以詢問式學習機制改良粒子群演算法應用於動態環境之研究

Abstract

多數現實世界的問題會因環境變動而改變，因此動態最佳化技術近年來逐漸受到重視。本論文提出一種詢問式學習粒子群演算法，根據最佳化過程所產生的歷史資料，學習問題環境特性並對演算法做出對應的改良，藉此改善不同特性之動態最佳化問題求解表現。本論文提出兩種主要改良方式，其一是根據環境變化特性自適應調整參數以及其二是預測最佳解位置變化。透過實驗知名動態最佳化基準GDBG所提供六種不同特性之動態環境變化設定，驗證本論文所提出之詢問式學習力自尋演算法能夠有效的從歷史資料中學習到問題特性，並以適當的回應來捕捉或預測環境變化後的最佳解位置，提高演算法的精準度以及廣度。實驗結果顯示所提出的演算法相對於原始mQSO演算法的解題效果改善了約11.37%，尤其在週期變化的動態最佳化問題中，詢問式學習方法有效地找到了最佳解的可能區域，而提升了約35.06%。

There is a growing interest in dynamic optimization problems as the optimal solution of real-world problem is usually changing over time. There are many challenges when facing DOPs. This thesis proposes a pilot study on Dynamic Particle Swarm Optimization with Query-Based Learning. We provide two QBL approaches, one with quantum parameter adaptation (QBLQPA) and another with optima prediction (QBLOP), to improve the optimizing behavior in dynamic environment. The main idea is to analyze the problem characteristics and to work out strategies with the obtained characteristics. By learning the problem characteristics from the historical data, our approaches evaluate whether the situation meets the prerequisites of QBL and activate the appropriate approach from the oracle to improve the optimization algorithm, particle swarm optimization.
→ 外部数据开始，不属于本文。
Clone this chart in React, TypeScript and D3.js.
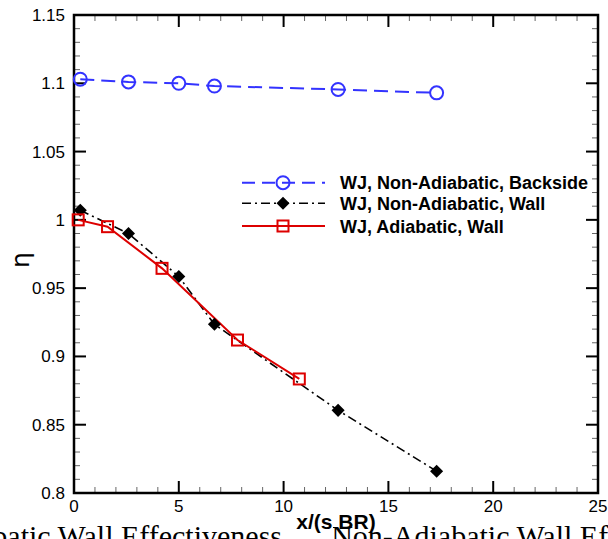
import React from "react";
import * as d3 from "d3";

const blueX = [0.3, 2.6, 5.0, 6.7, 12.6, 17.3];
const blueY = [1.103, 1.101, 1.1, 1.098, 1.0955, 1.093];
const blackX = [0.3, 2.6, 5.0, 6.7, 12.6, 17.3];
const blackY = [1.007, 0.99, 0.9585, 0.9235, 0.8605, 0.816];
const redX = [0.2, 1.6, 4.2, 7.8, 10.75];
const redY = [1.0, 0.995, 0.9645, 0.912, 0.8835];
const xTicks = [0, 5, 10, 15, 20, 25];
const yTicks = [0.8, 0.85, 0.9, 0.95, 1.0, 1.05, 1.1, 1.15];
const yTickLabels = ["0.8", "0.85", "0.9", "0.95", "1", "1.05", "1.1", "1.15"];
const legendLabels = [
  "WJ, Non-Adiabatic, Backside",
  "WJ, Non-Adiabatic, Wall",
  "WJ, Adiabatic, Wall",
];

const W = 608, H = 539;
const L = 74, R = 598, T = 15, B = 493;
const BLUE = "#3333ff", RED = "#dd0000", BLACK = "#000";
const FONT = "'Liberation Sans', Arial, Helvetica, sans-serif";

export default function App() {
  const x = d3.scaleLinear().domain([0, 25]).range([L, R]);
  const y = d3.scaleLinear().domain([0.8, 1.15]).range([B, T]);
  const line = d3.line<[number, number]>().x((d) => x(d[0])).y((d) => y(d[1]));
  const zip = (a: number[], b: number[]) => a.map((v, i) => [v, b[i]] as [number, number]);
  const blue = zip(blueX, blueY);
  const black = zip(blackX, blackY);
  const red = zip(redX, redY);
  const xMinor = d3.range(0, 26, 1).filter((v) => v % 5 !== 0);
  const yMinor = d3.range(80, 116, 1).map((v) => v / 100).filter((v) => Math.round(v * 100) % 5 !== 0);
  const diamond = d3.symbol().type(d3.symbolSquare).size(85)();

  const circle = (cx: number, cy: number, k: string) => (
    <circle key={k} cx={cx} cy={cy} r={6.5} fill="none" stroke={BLUE} strokeWidth={2} />
  );
  const square = (cx: number, cy: number, k: string) => (
    <rect key={k} x={cx - 5.5} y={cy - 5.5} width={11} height={11} fill="none" stroke={RED} strokeWidth={2} />
  );
  const dia = (cx: number, cy: number, k: string) => (
    <path key={k} d={diamond as string} transform={`translate(${cx},${cy}) rotate(45)`} fill={BLACK} />
  );

  const legY = [182.7, 203.3, 226];
  const legX0 = 242, legX1 = 325, legXm = 283, legText = 340;

  return (
    <svg width={W} height={H} style={{ position: "absolute", left: 0, top: 0, background: "#fff" }}>
      <rect x={0} y={0} width={W} height={H} fill="#fff" />
      {/* caption from the page, cut off */}
      <text x={-66} y={546} fontFamily="'Liberation Serif', 'Times New Roman', serif" fontSize={30} fill="#000">
        Adiabatic Wall Effectiveness vs. Non-Adiabatic Wall Effectiveness
      </text>
      <rect x={286} y={505} width={47} height={34} fill="#fff" />
      {/* minor ticks */}
      {xMinor.map((v) => (
        <g key={"xm" + v} stroke="#666" strokeWidth={1}>
          <line x1={x(v)} x2={x(v)} y1={B} y2={B - 6} />
          <line x1={x(v)} x2={x(v)} y1={T} y2={T + 6} />
        </g>
      ))}
      {yMinor.map((v) => (
        <g key={"ym" + v} stroke="#666" strokeWidth={1}>
          <line x1={L} x2={L + 6} y1={y(v)} y2={y(v)} />
          <line x1={R} x2={R - 6} y1={y(v)} y2={y(v)} />
        </g>
      ))}
      {/* major ticks */}
      {xTicks.map((v) => (
        <g key={"xM" + v} stroke="#000" strokeWidth={2}>
          <line x1={x(v)} x2={x(v)} y1={B} y2={B - 12} />
          <line x1={x(v)} x2={x(v)} y1={T} y2={T + 12} />
        </g>
      ))}
      {yTicks.map((v) => (
        <g key={"yM" + v} stroke="#000" strokeWidth={2}>
          <line x1={L} x2={L + 12} y1={y(v)} y2={y(v)} />
          <line x1={R} x2={R - 12} y1={y(v)} y2={y(v)} />
        </g>
      ))}
      <rect x={L} y={T} width={R - L} height={B - T} fill="none" stroke="#000" strokeWidth={2.5} />
      {/* tick labels */}
      {xTicks.map((v) => (
        <text key={"xl" + v} x={x(v)} y={512} textAnchor="middle" fontFamily={FONT} fontSize={17} fill="#000">
          {v}
        </text>
      ))}
      {yTicks.map((v, i) => (
        <text key={"yl" + v} x={65} y={y(v) + 6} textAnchor="end" fontFamily={FONT} fontSize={17} fill="#000">
          {yTickLabels[i]}
        </text>
      ))}
      {/* axis titles */}
      <text x={(L + R) / 2} y={529} textAnchor="middle" fontFamily={FONT} fontSize={21} fontWeight="bold" fill="#000">
        x/(s BR)
      </text>
      <text transform="translate(29,260) rotate(-90)" textAnchor="middle" fontFamily="'DejaVu Sans', sans-serif" fontSize={25} fill="#000">
        η
      </text>
      {/* series */}
      <path d={line(blue) as string} fill="none" stroke={BLUE} strokeWidth={2} strokeDasharray="14 7" />
      <path d={line(black) as string} fill="none" stroke={BLACK} strokeWidth={1.6} strokeDasharray="9 4 2 4" />
      <path d={line(red) as string} fill="none" stroke={RED} strokeWidth={2} />
      {blue.map((d, i) => circle(x(d[0]), y(d[1]), "c" + i))}
      {black.map((d, i) => dia(x(d[0]), y(d[1]), "d" + i))}
      {red.map((d, i) => square(x(d[0]), y(d[1]), "s" + i))}
      {/* legend */}
      <line x1={legX0} x2={legX1} y1={legY[0]} y2={legY[0]} stroke={BLUE} strokeWidth={2} strokeDasharray="13 7" />
      {circle(legXm, legY[0], "lc")}
      <line x1={legX0} x2={legX1} y1={legY[1]} y2={legY[1]} stroke={BLACK} strokeWidth={1.6} strokeDasharray="9 4 2 4" />
      {dia(legXm, legY[1], "ld")}
      <line x1={legX0} x2={legX1} y1={legY[2]} y2={legY[2]} stroke={RED} strokeWidth={2} />
      {square(legXm, legY[2], "ls")}
      {legendLabels.map((t, i) => (
        <text key={t} x={legText} y={legY[i] + 6.5} fontFamily={FONT} fontSize={18} fontWeight="bold" fill="#000">
          {t}
        </text>
      ))}
    </svg>
  );
}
The well-known dynamic optimization benchmark, generalized dynamic benchmark generator system, is used to test the performance of our algorithm and the experimental results show that QBLQPA can adjust the number of quantum particles according to the shift severity of changing optima, and QBLOP can predict optimal position when finding some regular patterns in recurrent changes. Proposed algorithm can deal with different dynamic changes and outperforms original algorithm and its variant mPSODE reaching, on average, 11.37% and 8.00% improvement respectively. For the recurrent problems, our algorithm especially improves the solving ability by 35.06% with good prediction of possible optimal region.